• _Raw data_:
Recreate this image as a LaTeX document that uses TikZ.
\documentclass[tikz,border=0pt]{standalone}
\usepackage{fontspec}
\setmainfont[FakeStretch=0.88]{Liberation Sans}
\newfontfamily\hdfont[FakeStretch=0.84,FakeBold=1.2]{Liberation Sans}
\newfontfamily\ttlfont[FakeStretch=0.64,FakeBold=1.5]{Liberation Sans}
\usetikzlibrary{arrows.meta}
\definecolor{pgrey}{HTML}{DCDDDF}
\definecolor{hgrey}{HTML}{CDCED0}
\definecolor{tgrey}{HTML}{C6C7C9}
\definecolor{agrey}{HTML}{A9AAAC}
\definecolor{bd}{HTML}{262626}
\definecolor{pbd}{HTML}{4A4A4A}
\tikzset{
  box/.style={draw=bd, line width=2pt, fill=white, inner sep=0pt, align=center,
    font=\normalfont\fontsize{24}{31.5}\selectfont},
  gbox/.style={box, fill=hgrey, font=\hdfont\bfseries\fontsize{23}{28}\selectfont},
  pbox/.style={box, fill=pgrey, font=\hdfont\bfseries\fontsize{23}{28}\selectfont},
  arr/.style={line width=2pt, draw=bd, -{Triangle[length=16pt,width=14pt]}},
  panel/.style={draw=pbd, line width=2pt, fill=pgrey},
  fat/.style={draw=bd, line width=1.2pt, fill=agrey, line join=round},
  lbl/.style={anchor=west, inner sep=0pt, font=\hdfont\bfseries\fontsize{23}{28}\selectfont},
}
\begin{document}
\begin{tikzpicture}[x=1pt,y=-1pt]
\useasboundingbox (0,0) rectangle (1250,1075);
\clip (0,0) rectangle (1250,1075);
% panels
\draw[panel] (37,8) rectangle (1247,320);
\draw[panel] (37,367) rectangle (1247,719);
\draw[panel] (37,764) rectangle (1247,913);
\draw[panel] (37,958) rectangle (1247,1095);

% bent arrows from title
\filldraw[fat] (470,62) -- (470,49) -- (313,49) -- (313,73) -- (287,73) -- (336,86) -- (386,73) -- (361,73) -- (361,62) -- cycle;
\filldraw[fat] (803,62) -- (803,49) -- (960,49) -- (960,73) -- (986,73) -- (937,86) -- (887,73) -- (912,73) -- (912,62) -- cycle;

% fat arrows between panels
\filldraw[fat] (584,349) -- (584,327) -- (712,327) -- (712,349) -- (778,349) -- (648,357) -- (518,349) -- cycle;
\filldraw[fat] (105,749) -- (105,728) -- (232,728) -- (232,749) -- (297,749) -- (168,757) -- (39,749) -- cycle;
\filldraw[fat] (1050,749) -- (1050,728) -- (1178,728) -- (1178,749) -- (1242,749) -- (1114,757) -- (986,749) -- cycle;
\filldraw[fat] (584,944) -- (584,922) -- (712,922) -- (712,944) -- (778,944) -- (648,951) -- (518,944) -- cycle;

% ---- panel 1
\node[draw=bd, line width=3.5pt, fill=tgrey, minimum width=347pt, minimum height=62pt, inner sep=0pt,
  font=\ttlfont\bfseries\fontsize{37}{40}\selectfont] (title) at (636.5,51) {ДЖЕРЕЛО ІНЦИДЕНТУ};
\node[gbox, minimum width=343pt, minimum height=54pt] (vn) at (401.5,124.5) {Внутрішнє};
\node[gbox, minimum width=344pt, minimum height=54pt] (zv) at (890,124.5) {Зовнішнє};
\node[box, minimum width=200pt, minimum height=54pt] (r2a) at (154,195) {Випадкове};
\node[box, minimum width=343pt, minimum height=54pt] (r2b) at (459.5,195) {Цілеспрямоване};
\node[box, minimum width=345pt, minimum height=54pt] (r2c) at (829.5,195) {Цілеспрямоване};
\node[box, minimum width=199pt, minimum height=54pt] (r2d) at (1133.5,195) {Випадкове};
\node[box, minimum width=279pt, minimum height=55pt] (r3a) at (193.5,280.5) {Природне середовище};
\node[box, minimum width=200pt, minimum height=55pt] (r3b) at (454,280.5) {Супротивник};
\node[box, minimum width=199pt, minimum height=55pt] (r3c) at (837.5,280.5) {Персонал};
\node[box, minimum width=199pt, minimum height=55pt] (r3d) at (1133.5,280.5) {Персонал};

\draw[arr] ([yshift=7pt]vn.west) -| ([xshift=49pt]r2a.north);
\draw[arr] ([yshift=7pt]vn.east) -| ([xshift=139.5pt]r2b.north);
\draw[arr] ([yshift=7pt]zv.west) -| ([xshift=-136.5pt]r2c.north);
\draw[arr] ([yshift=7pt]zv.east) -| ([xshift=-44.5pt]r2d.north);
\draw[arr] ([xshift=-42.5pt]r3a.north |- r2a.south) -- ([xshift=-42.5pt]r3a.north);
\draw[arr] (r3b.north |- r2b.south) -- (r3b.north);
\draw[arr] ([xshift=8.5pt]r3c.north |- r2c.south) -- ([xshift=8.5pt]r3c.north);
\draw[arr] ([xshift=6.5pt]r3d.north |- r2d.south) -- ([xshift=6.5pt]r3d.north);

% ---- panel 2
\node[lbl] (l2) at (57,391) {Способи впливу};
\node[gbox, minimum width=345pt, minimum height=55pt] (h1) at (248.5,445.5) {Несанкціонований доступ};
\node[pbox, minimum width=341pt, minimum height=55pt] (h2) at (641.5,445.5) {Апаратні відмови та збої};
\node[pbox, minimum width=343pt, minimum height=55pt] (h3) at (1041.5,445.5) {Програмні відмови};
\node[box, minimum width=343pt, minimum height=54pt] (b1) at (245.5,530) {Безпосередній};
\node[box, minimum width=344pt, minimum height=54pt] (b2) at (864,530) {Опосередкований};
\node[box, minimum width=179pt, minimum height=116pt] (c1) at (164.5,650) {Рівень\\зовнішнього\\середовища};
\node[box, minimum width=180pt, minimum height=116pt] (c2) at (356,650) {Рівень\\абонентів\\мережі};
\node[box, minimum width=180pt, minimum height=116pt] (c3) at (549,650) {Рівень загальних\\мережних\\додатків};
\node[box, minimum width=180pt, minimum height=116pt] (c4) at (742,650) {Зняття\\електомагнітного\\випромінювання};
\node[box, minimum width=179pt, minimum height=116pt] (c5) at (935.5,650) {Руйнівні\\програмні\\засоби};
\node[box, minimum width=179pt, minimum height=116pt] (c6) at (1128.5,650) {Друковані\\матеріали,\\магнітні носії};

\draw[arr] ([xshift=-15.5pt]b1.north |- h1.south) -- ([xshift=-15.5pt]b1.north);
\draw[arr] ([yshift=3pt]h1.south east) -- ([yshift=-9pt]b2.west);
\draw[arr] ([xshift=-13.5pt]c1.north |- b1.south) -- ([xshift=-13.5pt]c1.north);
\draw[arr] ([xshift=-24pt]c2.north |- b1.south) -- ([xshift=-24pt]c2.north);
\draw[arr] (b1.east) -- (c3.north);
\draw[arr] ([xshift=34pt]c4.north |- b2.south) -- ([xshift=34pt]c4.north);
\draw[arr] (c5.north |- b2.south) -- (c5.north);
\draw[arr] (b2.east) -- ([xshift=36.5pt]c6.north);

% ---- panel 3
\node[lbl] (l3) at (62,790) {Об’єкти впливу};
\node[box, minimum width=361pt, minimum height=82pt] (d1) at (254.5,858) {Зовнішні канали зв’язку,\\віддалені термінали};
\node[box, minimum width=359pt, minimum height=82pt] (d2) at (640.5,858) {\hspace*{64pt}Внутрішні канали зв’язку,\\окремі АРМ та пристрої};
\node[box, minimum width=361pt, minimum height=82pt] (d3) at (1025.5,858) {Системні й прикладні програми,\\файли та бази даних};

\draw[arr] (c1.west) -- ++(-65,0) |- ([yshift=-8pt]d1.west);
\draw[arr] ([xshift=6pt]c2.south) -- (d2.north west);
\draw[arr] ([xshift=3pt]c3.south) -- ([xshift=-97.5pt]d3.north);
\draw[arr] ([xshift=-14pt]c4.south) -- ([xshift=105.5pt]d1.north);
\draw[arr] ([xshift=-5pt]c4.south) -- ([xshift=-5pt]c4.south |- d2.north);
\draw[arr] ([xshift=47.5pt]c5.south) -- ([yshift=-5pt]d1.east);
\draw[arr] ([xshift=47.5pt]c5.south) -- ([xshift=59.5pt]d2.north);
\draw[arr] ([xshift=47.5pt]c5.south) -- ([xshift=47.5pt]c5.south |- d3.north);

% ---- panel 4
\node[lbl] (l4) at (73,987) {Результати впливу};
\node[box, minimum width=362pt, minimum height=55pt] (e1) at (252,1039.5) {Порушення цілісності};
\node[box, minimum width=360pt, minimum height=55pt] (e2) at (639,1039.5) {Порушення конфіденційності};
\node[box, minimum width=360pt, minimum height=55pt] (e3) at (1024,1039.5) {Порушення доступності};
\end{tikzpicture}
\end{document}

• _Instructions to follow_:
Restate word for word only the lines running from the beginning of the data to the line holding "(912,62) -- cycle;", both included.

• _Task solution_:
Recreate this image as a LaTeX document that uses TikZ.
\documentclass[tikz,border=0pt]{standalone}
\usepackage{fontspec}
\setmainfont[FakeStretch=0.88]{Liberation Sans}
\newfontfamily\hdfont[FakeStretch=0.84,FakeBold=1.2]{Liberation Sans}
\newfontfamily\ttlfont[FakeStretch=0.64,FakeBold=1.5]{Liberation Sans}
\usetikzlibrary{arrows.meta}
\definecolor{pgrey}{HTML}{DCDDDF}
\definecolor{hgrey}{HTML}{CDCED0}
\definecolor{tgrey}{HTML}{C6C7C9}
\definecolor{agrey}{HTML}{A9AAAC}
\definecolor{bd}{HTML}{262626}
\definecolor{pbd}{HTML}{4A4A4A}
\tikzset{
  box/.style={draw=bd, line width=2pt, fill=white, inner sep=0pt, align=center,
    font=\normalfont\fontsize{24}{31.5}\selectfont},
  gbox/.style={box, fill=hgrey, font=\hdfont\bfseries\fontsize{23}{28}\selectfont},
  pbox/.style={box, fill=pgrey, font=\hdfont\bfseries\fontsize{23}{28}\selectfont},
  arr/.style={line width=2pt, draw=bd, -{Triangle[length=16pt,width=14pt]}},
  panel/.style={draw=pbd, line width=2pt, fill=pgrey},
  fat/.style={draw=bd, line width=1.2pt, fill=agrey, line join=round},
  lbl/.style={anchor=west, inner sep=0pt, font=\hdfont\bfseries\fontsize{23}{28}\selectfont},
}
\begin{document}
\begin{tikzpicture}[x=1pt,y=-1pt]
\useasboundingbox (0,0) rectangle (1250,1075);
\clip (0,0) rectangle (1250,1075);
% panels
\draw[panel] (37,8) rectangle (1247,320);
\draw[panel] (37,367) rectangle (1247,719);
\draw[panel] (37,764) rectangle (1247,913);
\draw[panel] (37,958) rectangle (1247,1095);

% bent arrows from title
\filldraw[fat] (470,62) -- (470,49) -- (313,49) -- (313,73) -- (287,73) -- (336,86) -- (386,73) -- (361,73) -- (361,62) -- cycle;
\filldraw[fat] (803,62) -- (803,49) -- (960,49) -- (960,73) -- (986,73) -- (937,86) -- (887,73) -- (912,73) -- (912,62) -- cycle;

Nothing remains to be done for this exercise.